══ Information shown

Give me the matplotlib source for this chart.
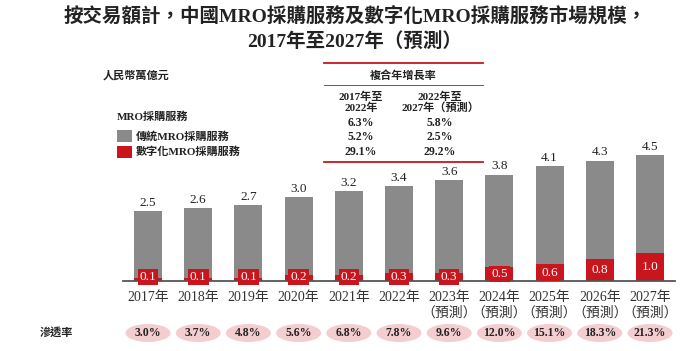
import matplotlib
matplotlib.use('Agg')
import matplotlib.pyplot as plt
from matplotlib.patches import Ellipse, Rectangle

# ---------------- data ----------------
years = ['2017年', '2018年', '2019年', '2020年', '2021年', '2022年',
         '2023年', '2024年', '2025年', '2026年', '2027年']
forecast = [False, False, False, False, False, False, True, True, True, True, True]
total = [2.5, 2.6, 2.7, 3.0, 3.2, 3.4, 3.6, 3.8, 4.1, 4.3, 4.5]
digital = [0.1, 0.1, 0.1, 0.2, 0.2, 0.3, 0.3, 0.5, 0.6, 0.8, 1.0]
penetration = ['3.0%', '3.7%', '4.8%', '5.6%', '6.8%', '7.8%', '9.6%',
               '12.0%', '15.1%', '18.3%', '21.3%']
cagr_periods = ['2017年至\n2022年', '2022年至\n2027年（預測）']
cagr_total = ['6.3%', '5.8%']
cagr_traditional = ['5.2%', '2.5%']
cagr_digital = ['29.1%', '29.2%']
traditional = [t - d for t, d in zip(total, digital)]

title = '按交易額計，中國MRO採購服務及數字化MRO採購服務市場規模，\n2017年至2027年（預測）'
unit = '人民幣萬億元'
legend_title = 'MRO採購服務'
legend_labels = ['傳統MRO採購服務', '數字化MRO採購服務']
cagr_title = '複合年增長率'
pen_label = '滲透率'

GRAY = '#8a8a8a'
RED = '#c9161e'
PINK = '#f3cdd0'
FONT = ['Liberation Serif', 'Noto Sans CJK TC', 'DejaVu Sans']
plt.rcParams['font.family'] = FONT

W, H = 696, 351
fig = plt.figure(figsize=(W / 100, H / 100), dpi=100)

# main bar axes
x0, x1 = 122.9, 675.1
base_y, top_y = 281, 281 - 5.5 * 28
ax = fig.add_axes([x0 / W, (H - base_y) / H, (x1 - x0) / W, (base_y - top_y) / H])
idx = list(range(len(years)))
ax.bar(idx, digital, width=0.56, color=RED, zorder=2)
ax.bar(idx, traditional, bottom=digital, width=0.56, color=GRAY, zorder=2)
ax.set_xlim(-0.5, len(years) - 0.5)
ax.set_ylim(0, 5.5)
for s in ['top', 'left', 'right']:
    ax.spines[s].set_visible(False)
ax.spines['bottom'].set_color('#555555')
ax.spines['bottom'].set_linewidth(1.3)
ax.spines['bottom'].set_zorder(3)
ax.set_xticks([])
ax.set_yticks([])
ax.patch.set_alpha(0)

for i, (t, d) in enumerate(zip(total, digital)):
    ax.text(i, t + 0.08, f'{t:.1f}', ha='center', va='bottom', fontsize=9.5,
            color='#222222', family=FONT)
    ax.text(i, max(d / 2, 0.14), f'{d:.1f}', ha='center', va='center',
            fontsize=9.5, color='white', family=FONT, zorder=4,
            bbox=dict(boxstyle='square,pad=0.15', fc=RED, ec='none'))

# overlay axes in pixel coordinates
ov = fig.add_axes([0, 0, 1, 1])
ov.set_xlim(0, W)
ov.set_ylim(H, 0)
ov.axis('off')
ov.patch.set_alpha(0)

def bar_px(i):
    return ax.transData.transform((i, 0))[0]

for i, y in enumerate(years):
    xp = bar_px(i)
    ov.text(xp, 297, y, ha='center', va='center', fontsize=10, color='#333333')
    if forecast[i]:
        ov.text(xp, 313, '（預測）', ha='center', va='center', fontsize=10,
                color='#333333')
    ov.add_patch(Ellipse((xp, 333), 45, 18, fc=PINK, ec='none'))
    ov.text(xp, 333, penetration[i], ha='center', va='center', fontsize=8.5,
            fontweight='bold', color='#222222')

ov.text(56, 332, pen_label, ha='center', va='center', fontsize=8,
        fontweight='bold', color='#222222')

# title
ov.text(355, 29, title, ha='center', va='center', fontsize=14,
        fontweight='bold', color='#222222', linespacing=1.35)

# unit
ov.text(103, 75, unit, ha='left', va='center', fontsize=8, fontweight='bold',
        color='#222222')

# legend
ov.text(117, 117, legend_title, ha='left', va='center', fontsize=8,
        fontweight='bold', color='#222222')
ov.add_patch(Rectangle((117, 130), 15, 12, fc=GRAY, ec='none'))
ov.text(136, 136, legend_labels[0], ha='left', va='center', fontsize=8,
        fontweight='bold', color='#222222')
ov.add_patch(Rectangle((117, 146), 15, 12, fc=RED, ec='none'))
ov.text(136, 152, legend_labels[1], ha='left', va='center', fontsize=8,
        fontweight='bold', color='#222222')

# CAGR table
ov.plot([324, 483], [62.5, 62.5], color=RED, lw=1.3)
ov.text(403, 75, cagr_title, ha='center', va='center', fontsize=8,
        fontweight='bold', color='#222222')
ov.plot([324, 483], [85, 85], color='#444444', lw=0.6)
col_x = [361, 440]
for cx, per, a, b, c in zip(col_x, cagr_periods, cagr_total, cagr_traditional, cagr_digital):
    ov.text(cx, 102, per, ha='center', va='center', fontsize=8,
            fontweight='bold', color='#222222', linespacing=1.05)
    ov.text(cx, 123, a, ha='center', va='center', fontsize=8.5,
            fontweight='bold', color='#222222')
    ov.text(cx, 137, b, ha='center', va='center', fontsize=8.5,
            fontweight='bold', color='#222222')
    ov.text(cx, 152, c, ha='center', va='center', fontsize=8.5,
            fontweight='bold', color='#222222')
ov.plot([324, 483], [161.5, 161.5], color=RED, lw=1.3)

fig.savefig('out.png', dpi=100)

════

- **What needs to be done**
Copy out all the data without changing anything, and drop the pictures.

- **Exercise answer**
Give me the matplotlib source for this chart.
import matplotlib
matplotlib.use('Agg')
import matplotlib.pyplot as plt
from matplotlib.patches import Ellipse, Rectangle

# ---------------- data ----------------
years = ['2017年', '2018年', '2019年', '2020年', '2021年', '2022年',
         '2023年', '2024年', '2025年', '2026年', '2027年']
forecast = [False, False, False, False, False, False, True, True, True, True, True]
total = [2.5, 2.6, 2.7, 3.0, 3.2, 3.4, 3.6, 3.8, 4.1, 4.3, 4.5]
digital = [0.1, 0.1, 0.1, 0.2, 0.2, 0.3, 0.3, 0.5, 0.6, 0.8, 1.0]
penetration = ['3.0%', '3.7%', '4.8%', '5.6%', '6.8%', '7.8%', '9.6%',
               '12.0%', '15.1%', '18.3%', '21.3%']
cagr_periods = ['2017年至\n2022年', '2022年至\n2027年（預測）']
cagr_total = ['6.3%', '5.8%']
cagr_traditional = ['5.2%', '2.5%']
cagr_digital = ['29.1%', '29.2%']
traditional = [t - d for t, d in zip(total, digital)]

title = '按交易額計，中國MRO採購服務及數字化MRO採購服務市場規模，\n2017年至2027年（預測）'
unit = '人民幣萬億元'
legend_title = 'MRO採購服務'
legend_labels = ['傳統MRO採購服務', '數字化MRO採購服務']
cagr_title = '複合年增長率'
pen_label = '滲透率'

GRAY = '#8a8a8a'
RED = '#c9161e'
PINK = '#f3cdd0'
FONT = ['Liberation Serif', 'Noto Sans CJK TC', 'DejaVu Sans']
plt.rcParams['font.family'] = FONT

W, H = 696, 351
fig = plt.figure(figsize=(W / 100, H / 100), dpi=100)

# main bar axes
x0, x1 = 122.9, 675.1
base_y, top_y = 281, 281 - 5.5 * 28
ax = fig.add_axes([x0 / W, (H - base_y) / H, (x1 - x0) / W, (base_y - top_y) / H])
idx = list(range(len(years)))
ax.bar(idx, digital, width=0.56, color=RED, zorder=2)
ax.bar(idx, traditional, bottom=digital, width=0.56, color=GRAY, zorder=2)
ax.set_xlim(-0.5, len(years) - 0.5)
ax.set_ylim(0, 5.5)
for s in ['top', 'left', 'right']:
    ax.spines[s].set_visible(False)
ax.spines['bottom'].set_color('#555555')
ax.spines['bottom'].set_linewidth(1.3)
ax.spines['bottom'].set_zorder(3)
ax.set_xticks([])
ax.set_yticks([])
ax.patch.set_alpha(0)

for i, (t, d) in enumerate(zip(total, digital)):
    ax.text(i, t + 0.08, f'{t:.1f}', ha='center', va='bottom', fontsize=9.5,
            color='#222222', family=FONT)
    ax.text(i, max(d / 2, 0.14), f'{d:.1f}', ha='center', va='center',
            fontsize=9.5, color='white', family=FONT, zorder=4,
            bbox=dict(boxstyle='square,pad=0.15', fc=RED, ec='none'))

# overlay axes in pixel coordinates
ov = fig.add_axes([0, 0, 1, 1])
ov.set_xlim(0, W)
ov.set_ylim(H, 0)
ov.axis('off')
ov.patch.set_alpha(0)

def bar_px(i):
    return ax.transData.transform((i, 0))[0]

for i, y in enumerate(years):
    xp = bar_px(i)
    ov.text(xp, 297, y, ha='center', va='center', fontsize=10, color='#333333')
    if forecast[i]:
        ov.text(xp, 313, '（預測）', ha='center', va='center', fontsize=10,
                color='#333333')
    ov.add_patch(Ellipse((xp, 333), 45, 18, fc=PINK, ec='none'))
    ov.text(xp, 333, penetration[i], ha='center', va='center', fontsize=8.5,
            fontweight='bold', color='#222222')

ov.text(56, 332, pen_label, ha='center', va='center', fontsize=8,
        fontweight='bold', color='#222222')

# title
ov.text(355, 29, title, ha='center', va='center', fontsize=14,
        fontweight='bold', color='#222222', linespacing=1.35)

# unit
ov.text(103, 75, unit, ha='left', va='center', fontsize=8, fontweight='bold',
        color='#222222')

# legend
ov.text(117, 117, legend_title, ha='left', va='center', fontsize=8,
        fontweight='bold', color='#222222')
ov.add_patch(Rectangle((117, 130), 15, 12, fc=GRAY, ec='none'))
ov.text(136, 136, legend_labels[0], ha='left', va='center', fontsize=8,
        fontweight='bold', color='#222222')
ov.add_patch(Rectangle((117, 146), 15, 12, fc=RED, ec='none'))
ov.text(136, 152, legend_labels[1], ha='left', va='center', fontsize=8,
        fontweight='bold', color='#222222')

# CAGR table
ov.plot([324, 483], [62.5, 62.5], color=RED, lw=1.3)
ov.text(403, 75, cagr_title, ha='center', va='center', fontsize=8,
        fontweight='bold', color='#222222')
ov.plot([324, 483], [85, 85], color='#444444', lw=0.6)
col_x = [361, 440]
for cx, per, a, b, c in zip(col_x, cagr_periods, cagr_total, cagr_traditional, cagr_digital):
    ov.text(cx, 102, per, ha='center', va='center', fontsize=8,
            fontweight='bold', color='#222222', linespacing=1.05)
    ov.text(cx, 123, a, ha='center', va='center', fontsize=8.5,
            fontweight='bold', color='#222222')
    ov.text(cx, 137, b, ha='center', va='center', fontsize=8.5,
            fontweight='bold', color='#222222')
    ov.text(cx, 152, c, ha='center', va='center', fontsize=8.5,
            fontweight='bold', color='#222222')
ov.plot([324, 483], [161.5, 161.5], color=RED, lw=1.3)

fig.savefig('out.png', dpi=100)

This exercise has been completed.